> EXERCISE BRIEF
Copy the data that follows exactly. Include no pictures.

> SOURCE DATA
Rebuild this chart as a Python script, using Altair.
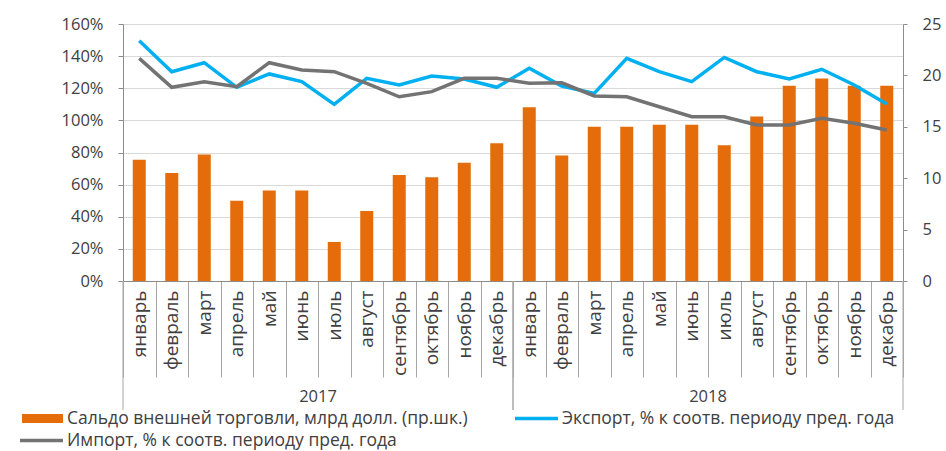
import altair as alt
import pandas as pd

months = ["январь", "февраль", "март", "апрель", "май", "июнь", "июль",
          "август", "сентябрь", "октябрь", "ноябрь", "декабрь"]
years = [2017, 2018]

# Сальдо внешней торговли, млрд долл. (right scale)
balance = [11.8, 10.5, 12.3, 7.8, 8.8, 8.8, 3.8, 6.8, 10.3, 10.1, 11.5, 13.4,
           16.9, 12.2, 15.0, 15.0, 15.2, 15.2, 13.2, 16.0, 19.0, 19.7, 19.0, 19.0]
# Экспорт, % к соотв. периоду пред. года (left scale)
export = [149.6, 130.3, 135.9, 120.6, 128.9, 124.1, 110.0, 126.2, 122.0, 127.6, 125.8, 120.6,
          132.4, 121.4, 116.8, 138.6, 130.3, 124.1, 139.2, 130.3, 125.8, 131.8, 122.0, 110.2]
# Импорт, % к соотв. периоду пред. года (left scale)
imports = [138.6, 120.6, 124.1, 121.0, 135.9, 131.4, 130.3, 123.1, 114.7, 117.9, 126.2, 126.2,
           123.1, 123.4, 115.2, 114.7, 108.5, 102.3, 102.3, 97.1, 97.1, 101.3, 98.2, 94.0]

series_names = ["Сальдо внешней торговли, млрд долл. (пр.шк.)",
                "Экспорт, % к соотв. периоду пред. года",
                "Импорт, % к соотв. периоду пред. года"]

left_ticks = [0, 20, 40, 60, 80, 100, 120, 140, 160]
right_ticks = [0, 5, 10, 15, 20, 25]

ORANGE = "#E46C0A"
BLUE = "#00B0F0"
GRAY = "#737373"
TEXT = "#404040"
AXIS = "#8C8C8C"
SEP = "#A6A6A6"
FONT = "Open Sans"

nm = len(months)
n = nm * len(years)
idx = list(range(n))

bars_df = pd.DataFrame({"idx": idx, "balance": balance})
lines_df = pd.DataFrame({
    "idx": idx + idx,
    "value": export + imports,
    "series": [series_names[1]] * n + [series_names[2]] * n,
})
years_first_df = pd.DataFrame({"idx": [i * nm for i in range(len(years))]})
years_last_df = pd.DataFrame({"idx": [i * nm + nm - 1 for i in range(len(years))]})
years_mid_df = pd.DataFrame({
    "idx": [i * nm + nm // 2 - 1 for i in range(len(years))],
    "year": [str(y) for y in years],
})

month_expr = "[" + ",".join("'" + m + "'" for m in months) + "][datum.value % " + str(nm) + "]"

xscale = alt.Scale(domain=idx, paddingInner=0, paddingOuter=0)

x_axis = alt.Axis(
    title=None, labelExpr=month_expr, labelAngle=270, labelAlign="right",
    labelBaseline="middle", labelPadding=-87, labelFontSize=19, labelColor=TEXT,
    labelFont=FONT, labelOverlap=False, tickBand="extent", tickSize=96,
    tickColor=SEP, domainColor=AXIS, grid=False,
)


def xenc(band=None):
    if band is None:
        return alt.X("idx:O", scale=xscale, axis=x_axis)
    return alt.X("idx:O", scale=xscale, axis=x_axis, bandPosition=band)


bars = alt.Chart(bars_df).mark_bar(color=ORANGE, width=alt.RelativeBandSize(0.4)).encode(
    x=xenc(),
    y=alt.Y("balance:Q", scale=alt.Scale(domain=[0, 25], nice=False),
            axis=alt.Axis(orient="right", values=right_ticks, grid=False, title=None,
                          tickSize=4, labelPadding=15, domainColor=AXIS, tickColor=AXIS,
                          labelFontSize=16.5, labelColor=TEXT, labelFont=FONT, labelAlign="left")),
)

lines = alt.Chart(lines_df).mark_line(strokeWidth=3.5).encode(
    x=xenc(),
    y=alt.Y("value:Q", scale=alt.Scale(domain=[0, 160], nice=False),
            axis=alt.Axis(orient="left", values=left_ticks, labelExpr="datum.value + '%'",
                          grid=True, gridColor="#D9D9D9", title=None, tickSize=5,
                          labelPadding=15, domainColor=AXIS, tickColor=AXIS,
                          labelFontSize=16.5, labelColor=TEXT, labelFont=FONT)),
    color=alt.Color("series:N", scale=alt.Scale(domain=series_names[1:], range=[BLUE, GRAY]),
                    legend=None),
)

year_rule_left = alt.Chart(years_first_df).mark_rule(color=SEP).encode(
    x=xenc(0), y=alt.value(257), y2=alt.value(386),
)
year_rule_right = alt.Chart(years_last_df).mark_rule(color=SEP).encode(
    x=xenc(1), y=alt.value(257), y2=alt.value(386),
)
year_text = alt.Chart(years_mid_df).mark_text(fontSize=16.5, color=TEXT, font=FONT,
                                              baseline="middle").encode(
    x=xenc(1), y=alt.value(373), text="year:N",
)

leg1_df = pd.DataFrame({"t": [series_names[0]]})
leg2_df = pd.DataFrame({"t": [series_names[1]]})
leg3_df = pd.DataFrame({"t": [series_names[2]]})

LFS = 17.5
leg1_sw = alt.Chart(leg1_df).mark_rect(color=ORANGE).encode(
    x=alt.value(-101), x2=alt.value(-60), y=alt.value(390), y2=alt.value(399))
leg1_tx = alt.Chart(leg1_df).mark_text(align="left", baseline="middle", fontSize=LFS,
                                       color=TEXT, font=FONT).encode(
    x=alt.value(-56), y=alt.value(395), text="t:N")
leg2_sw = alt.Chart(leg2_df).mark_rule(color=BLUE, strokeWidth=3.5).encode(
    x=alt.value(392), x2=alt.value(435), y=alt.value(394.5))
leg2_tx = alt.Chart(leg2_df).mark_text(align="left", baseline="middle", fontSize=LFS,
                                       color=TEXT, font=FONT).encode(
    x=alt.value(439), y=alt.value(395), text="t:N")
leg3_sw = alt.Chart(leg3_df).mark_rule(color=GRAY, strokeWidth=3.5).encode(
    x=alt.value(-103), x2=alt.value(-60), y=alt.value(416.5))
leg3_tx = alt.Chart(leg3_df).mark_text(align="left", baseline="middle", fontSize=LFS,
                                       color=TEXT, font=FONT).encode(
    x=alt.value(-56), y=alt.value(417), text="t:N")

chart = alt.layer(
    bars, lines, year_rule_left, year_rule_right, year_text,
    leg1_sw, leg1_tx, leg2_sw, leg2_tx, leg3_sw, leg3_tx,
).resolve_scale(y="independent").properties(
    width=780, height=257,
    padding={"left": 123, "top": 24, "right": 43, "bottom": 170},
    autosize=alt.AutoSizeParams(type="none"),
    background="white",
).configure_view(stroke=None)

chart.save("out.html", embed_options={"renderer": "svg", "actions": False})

> EXERCISE SOLUTION
Rebuild this chart as a Python script, using Altair.
import altair as alt
import pandas as pd

months = ["январь", "февраль", "март", "апрель", "май", "июнь", "июль",
          "август", "сентябрь", "октябрь", "ноябрь", "декабрь"]
years = [2017, 2018]

# Сальдо внешней торговли, млрд долл. (right scale)
balance = [11.8, 10.5, 12.3, 7.8, 8.8, 8.8, 3.8, 6.8, 10.3, 10.1, 11.5, 13.4,
           16.9, 12.2, 15.0, 15.0, 15.2, 15.2, 13.2, 16.0, 19.0, 19.7, 19.0, 19.0]
# Экспорт, % к соотв. периоду пред. года (left scale)
export = [149.6, 130.3, 135.9, 120.6, 128.9, 124.1, 110.0, 126.2, 122.0, 127.6, 125.8, 120.6,
          132.4, 121.4, 116.8, 138.6, 130.3, 124.1, 139.2, 130.3, 125.8, 131.8, 122.0, 110.2]
# Импорт, % к соотв. периоду пред. года (left scale)
imports = [138.6, 120.6, 124.1, 121.0, 135.9, 131.4, 130.3, 123.1, 114.7, 117.9, 126.2, 126.2,
           123.1, 123.4, 115.2, 114.7, 108.5, 102.3, 102.3, 97.1, 97.1, 101.3, 98.2, 94.0]

series_names = ["Сальдо внешней торговли, млрд долл. (пр.шк.)",
                "Экспорт, % к соотв. периоду пред. года",
                "Импорт, % к соотв. периоду пред. года"]

left_ticks = [0, 20, 40, 60, 80, 100, 120, 140, 160]
right_ticks = [0, 5, 10, 15, 20, 25]

ORANGE = "#E46C0A"
BLUE = "#00B0F0"
GRAY = "#737373"
TEXT = "#404040"
AXIS = "#8C8C8C"
SEP = "#A6A6A6"
FONT = "Open Sans"

nm = len(months)
n = nm * len(years)
idx = list(range(n))

bars_df = pd.DataFrame({"idx": idx, "balance": balance})
lines_df = pd.DataFrame({
    "idx": idx + idx,
    "value": export + imports,
    "series": [series_names[1]] * n + [series_names[2]] * n,
})
years_first_df = pd.DataFrame({"idx": [i * nm for i in range(len(years))]})
years_last_df = pd.DataFrame({"idx": [i * nm + nm - 1 for i in range(len(years))]})
years_mid_df = pd.DataFrame({
    "idx": [i * nm + nm // 2 - 1 for i in range(len(years))],
    "year": [str(y) for y in years],
})

month_expr = "[" + ",".join("'" + m + "'" for m in months) + "][datum.value % " + str(nm) + "]"

xscale = alt.Scale(domain=idx, paddingInner=0, paddingOuter=0)

x_axis = alt.Axis(
    title=None, labelExpr=month_expr, labelAngle=270, labelAlign="right",
    labelBaseline="middle", labelPadding=-87, labelFontSize=19, labelColor=TEXT,
    labelFont=FONT, labelOverlap=False, tickBand="extent", tickSize=96,
    tickColor=SEP, domainColor=AXIS, grid=False,
)


def xenc(band=None):
    if band is None:
        return alt.X("idx:O", scale=xscale, axis=x_axis)
    return alt.X("idx:O", scale=xscale, axis=x_axis, bandPosition=band)


bars = alt.Chart(bars_df).mark_bar(color=ORANGE, width=alt.RelativeBandSize(0.4)).encode(
    x=xenc(),
    y=alt.Y("balance:Q", scale=alt.Scale(domain=[0, 25], nice=False),
            axis=alt.Axis(orient="right", values=right_ticks, grid=False, title=None,
                          tickSize=4, labelPadding=15, domainColor=AXIS, tickColor=AXIS,
                          labelFontSize=16.5, labelColor=TEXT, labelFont=FONT, labelAlign="left")),
)

lines = alt.Chart(lines_df).mark_line(strokeWidth=3.5).encode(
    x=xenc(),
    y=alt.Y("value:Q", scale=alt.Scale(domain=[0, 160], nice=False),
            axis=alt.Axis(orient="left", values=left_ticks, labelExpr="datum.value + '%'",
                          grid=True, gridColor="#D9D9D9", title=None, tickSize=5,
                          labelPadding=15, domainColor=AXIS, tickColor=AXIS,
                          labelFontSize=16.5, labelColor=TEXT, labelFont=FONT)),
    color=alt.Color("series:N", scale=alt.Scale(domain=series_names[1:], range=[BLUE, GRAY]),
                    legend=None),
)

year_rule_left = alt.Chart(years_first_df).mark_rule(color=SEP).encode(
    x=xenc(0), y=alt.value(257), y2=alt.value(386),
)
year_rule_right = alt.Chart(years_last_df).mark_rule(color=SEP).encode(
    x=xenc(1), y=alt.value(257), y2=alt.value(386),
)
year_text = alt.Chart(years_mid_df).mark_text(fontSize=16.5, color=TEXT, font=FONT,
                                              baseline="middle").encode(
    x=xenc(1), y=alt.value(373), text="year:N",
)

leg1_df = pd.DataFrame({"t": [series_names[0]]})
leg2_df = pd.DataFrame({"t": [series_names[1]]})
leg3_df = pd.DataFrame({"t": [series_names[2]]})

LFS = 17.5
leg1_sw = alt.Chart(leg1_df).mark_rect(color=ORANGE).encode(
    x=alt.value(-101), x2=alt.value(-60), y=alt.value(390), y2=alt.value(399))
leg1_tx = alt.Chart(leg1_df).mark_text(align="left", baseline="middle", fontSize=LFS,
                                       color=TEXT, font=FONT).encode(
    x=alt.value(-56), y=alt.value(395), text="t:N")
leg2_sw = alt.Chart(leg2_df).mark_rule(color=BLUE, strokeWidth=3.5).encode(
    x=alt.value(392), x2=alt.value(435), y=alt.value(394.5))
leg2_tx = alt.Chart(leg2_df).mark_text(align="left", baseline="middle", fontSize=LFS,
                                       color=TEXT, font=FONT).encode(
    x=alt.value(439), y=alt.value(395), text="t:N")
leg3_sw = alt.Chart(leg3_df).mark_rule(color=GRAY, strokeWidth=3.5).encode(
    x=alt.value(-103), x2=alt.value(-60), y=alt.value(416.5))
leg3_tx = alt.Chart(leg3_df).mark_text(align="left", baseline="middle", fontSize=LFS,
                                       color=TEXT, font=FONT).encode(
    x=alt.value(-56), y=alt.value(417), text="t:N")

chart = alt.layer(
    bars, lines, year_rule_left, year_rule_right, year_text,
    leg1_sw, leg1_tx, leg2_sw, leg2_tx, leg3_sw, leg3_tx,
).resolve_scale(y="independent").properties(
    width=780, height=257,
    padding={"left": 123, "top": 24, "right": 43, "bottom": 170},
    autosize=alt.AutoSizeParams(type="none"),
    background="white",
).configure_view(stroke=None)

chart.save("out.html", embed_options={"renderer": "svg", "actions": False})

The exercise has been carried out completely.